» **Figure scripts**
________________________
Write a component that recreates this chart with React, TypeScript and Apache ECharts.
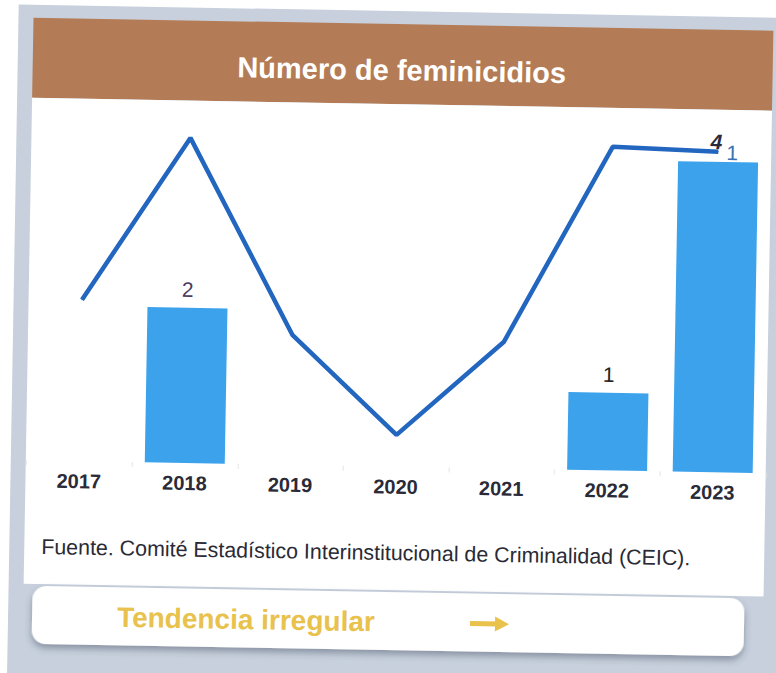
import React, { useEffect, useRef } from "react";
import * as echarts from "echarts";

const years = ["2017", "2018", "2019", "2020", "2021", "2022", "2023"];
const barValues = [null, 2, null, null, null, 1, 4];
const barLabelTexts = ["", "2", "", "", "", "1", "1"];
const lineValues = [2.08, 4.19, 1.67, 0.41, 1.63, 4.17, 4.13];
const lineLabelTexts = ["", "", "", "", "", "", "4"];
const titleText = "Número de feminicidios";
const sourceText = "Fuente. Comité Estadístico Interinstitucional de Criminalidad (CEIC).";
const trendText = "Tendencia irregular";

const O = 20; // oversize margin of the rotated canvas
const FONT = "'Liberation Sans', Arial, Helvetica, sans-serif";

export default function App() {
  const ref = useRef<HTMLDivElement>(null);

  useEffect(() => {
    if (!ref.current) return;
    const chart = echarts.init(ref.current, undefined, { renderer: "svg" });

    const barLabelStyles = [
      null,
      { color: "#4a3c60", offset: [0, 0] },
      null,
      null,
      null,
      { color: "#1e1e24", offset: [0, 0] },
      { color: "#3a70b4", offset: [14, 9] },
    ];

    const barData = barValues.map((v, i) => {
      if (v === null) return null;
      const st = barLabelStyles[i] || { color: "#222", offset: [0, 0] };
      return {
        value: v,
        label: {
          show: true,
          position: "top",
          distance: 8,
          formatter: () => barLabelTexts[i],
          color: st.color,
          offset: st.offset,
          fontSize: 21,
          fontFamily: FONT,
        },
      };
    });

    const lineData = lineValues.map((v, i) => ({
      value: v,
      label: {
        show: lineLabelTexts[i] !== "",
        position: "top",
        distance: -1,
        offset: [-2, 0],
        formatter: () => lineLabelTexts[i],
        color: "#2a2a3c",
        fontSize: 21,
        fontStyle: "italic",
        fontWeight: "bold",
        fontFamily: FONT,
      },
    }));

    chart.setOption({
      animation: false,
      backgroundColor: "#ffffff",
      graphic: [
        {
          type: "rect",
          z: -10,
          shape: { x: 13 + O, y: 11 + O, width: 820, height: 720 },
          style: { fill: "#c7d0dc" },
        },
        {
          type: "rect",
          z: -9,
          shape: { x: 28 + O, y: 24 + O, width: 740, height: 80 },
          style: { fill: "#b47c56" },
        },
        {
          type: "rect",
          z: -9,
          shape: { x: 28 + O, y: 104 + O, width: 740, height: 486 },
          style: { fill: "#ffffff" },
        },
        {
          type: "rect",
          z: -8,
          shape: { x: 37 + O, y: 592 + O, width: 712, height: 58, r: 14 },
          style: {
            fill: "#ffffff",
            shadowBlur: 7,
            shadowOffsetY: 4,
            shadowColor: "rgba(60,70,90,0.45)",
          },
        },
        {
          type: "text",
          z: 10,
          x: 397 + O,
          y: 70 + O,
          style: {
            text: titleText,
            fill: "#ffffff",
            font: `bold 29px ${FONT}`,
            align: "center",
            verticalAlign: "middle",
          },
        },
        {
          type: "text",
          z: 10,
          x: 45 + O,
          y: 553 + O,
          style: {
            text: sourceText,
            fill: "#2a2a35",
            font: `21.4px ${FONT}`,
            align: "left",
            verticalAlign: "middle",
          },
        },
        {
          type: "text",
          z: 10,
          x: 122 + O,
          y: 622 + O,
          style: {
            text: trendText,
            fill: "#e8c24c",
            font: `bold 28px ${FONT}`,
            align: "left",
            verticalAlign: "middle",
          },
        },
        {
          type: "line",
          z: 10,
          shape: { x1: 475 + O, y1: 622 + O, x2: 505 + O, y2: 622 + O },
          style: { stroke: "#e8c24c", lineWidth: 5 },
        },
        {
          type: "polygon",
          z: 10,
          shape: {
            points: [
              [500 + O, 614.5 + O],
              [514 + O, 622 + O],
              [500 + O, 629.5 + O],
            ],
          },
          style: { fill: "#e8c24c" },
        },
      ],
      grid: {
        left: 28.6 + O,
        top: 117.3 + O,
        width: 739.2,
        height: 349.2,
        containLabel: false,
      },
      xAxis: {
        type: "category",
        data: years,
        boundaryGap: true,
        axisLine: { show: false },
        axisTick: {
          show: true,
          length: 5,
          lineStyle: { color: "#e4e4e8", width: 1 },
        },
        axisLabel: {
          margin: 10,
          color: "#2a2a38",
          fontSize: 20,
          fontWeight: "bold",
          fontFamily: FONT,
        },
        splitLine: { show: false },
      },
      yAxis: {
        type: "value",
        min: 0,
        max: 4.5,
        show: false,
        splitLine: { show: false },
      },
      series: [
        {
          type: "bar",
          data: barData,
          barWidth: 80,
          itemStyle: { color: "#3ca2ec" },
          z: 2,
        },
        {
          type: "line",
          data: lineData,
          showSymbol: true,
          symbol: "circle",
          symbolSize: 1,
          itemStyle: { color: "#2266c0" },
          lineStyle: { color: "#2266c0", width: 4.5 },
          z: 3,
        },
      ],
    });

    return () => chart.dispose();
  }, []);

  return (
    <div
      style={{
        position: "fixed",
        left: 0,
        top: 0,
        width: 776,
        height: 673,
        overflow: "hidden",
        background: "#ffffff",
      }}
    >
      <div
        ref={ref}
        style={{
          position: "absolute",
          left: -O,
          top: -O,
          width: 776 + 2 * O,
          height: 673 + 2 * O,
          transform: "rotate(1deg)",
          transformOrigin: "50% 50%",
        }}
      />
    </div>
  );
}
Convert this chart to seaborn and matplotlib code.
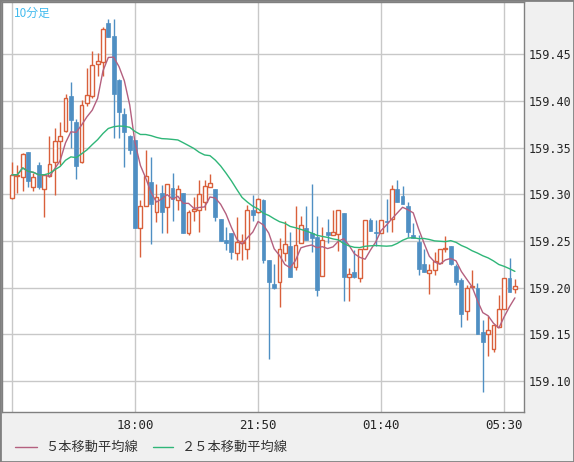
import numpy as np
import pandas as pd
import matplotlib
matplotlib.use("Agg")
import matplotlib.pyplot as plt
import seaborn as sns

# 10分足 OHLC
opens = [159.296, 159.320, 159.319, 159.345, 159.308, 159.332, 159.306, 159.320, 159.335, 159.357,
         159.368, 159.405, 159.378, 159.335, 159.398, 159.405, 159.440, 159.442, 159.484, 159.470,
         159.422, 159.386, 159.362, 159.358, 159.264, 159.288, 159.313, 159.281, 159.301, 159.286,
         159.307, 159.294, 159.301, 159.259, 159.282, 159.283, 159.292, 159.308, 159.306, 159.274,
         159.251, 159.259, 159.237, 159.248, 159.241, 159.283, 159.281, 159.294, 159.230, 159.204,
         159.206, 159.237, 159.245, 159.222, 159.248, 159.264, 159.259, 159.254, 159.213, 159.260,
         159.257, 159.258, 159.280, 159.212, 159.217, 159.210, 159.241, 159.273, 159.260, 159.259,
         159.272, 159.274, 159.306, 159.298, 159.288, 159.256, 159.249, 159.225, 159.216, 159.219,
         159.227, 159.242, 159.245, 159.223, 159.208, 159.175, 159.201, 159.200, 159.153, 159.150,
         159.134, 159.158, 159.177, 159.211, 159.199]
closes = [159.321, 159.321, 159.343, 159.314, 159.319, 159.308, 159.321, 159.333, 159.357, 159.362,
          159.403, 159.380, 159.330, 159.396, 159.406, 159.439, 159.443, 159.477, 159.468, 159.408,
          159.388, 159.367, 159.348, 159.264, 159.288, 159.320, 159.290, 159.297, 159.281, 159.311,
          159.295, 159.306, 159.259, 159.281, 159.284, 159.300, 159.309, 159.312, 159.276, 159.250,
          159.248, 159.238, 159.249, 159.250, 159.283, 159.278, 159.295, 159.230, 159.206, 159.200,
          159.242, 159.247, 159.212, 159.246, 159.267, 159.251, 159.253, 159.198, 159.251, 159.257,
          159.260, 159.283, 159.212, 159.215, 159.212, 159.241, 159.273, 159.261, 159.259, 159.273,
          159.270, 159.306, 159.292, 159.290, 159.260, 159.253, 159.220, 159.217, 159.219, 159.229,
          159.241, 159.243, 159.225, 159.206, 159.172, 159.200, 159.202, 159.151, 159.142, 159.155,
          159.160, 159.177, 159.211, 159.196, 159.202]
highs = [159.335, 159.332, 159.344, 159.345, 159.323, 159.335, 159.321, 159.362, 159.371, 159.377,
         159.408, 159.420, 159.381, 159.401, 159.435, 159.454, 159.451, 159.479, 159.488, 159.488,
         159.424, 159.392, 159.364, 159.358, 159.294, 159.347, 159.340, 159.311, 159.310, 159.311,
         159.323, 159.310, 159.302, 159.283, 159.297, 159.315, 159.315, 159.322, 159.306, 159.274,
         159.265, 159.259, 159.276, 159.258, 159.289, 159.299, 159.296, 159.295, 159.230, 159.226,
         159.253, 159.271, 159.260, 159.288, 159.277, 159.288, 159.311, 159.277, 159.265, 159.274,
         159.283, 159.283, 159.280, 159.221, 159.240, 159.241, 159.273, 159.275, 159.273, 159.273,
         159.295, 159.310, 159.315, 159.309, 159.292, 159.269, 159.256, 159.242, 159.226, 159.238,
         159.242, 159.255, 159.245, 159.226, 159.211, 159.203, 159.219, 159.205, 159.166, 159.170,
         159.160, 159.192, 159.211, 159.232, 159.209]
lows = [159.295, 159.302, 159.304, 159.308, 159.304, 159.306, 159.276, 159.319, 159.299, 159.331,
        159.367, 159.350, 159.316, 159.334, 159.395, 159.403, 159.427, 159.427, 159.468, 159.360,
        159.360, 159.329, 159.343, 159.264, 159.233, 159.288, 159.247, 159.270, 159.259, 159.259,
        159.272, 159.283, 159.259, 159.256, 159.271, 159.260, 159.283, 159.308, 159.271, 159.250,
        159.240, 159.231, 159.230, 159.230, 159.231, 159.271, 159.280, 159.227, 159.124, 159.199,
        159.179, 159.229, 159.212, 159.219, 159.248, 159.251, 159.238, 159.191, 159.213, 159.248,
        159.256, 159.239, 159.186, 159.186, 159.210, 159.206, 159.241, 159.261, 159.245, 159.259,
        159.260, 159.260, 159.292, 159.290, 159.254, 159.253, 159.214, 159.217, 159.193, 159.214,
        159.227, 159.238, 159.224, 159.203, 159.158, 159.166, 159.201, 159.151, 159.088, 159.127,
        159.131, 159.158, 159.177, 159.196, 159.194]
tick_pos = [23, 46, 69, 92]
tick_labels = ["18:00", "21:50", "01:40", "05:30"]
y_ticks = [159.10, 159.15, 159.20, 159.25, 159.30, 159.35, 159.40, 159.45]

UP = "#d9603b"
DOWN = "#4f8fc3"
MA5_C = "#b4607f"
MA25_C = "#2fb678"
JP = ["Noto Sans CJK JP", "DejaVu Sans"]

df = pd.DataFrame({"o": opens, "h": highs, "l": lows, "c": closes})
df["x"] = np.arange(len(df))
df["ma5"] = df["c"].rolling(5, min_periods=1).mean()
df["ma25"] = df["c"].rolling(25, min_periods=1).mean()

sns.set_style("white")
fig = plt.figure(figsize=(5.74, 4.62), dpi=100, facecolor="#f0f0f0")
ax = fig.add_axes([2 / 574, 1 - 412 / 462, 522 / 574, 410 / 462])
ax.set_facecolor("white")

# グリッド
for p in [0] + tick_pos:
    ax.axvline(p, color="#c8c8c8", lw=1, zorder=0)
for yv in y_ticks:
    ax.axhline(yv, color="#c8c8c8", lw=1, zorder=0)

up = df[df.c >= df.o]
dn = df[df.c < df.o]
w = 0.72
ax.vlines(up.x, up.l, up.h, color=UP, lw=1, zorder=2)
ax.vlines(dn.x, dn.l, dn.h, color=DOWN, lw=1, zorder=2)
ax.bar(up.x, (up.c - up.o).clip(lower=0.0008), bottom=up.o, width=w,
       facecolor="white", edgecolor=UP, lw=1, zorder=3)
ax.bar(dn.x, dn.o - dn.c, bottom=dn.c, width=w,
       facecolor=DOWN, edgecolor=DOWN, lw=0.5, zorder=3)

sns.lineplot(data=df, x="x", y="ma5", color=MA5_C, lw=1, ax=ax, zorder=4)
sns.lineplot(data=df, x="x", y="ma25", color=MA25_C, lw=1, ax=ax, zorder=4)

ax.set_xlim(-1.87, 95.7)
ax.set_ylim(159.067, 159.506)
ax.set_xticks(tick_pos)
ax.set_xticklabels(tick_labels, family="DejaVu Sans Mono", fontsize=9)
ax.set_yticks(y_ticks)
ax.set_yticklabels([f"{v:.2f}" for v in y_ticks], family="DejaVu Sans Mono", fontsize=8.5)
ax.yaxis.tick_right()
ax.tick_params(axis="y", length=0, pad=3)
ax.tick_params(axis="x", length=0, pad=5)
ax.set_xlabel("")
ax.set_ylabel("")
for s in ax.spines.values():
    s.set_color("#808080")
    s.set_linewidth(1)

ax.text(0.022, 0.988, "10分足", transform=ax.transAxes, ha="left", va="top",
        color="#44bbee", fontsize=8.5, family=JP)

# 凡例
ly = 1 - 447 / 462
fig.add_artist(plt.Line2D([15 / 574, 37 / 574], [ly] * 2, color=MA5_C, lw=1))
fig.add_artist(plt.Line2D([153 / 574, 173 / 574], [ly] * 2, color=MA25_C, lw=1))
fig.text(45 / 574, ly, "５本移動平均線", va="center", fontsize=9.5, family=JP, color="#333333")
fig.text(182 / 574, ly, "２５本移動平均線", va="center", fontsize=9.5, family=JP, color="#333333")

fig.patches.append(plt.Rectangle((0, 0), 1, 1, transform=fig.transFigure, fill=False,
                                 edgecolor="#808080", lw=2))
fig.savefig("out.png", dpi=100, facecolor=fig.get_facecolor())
________________________
Emit the lines of the material exactly, from its first line to the line containing "import * as", inclusive; leave every picture out.

» **Exercise result**
Write a component that recreates this chart with React, TypeScript and Apache ECharts.
import React, { useEffect, useRef } from "react";
import * as echarts from "echarts";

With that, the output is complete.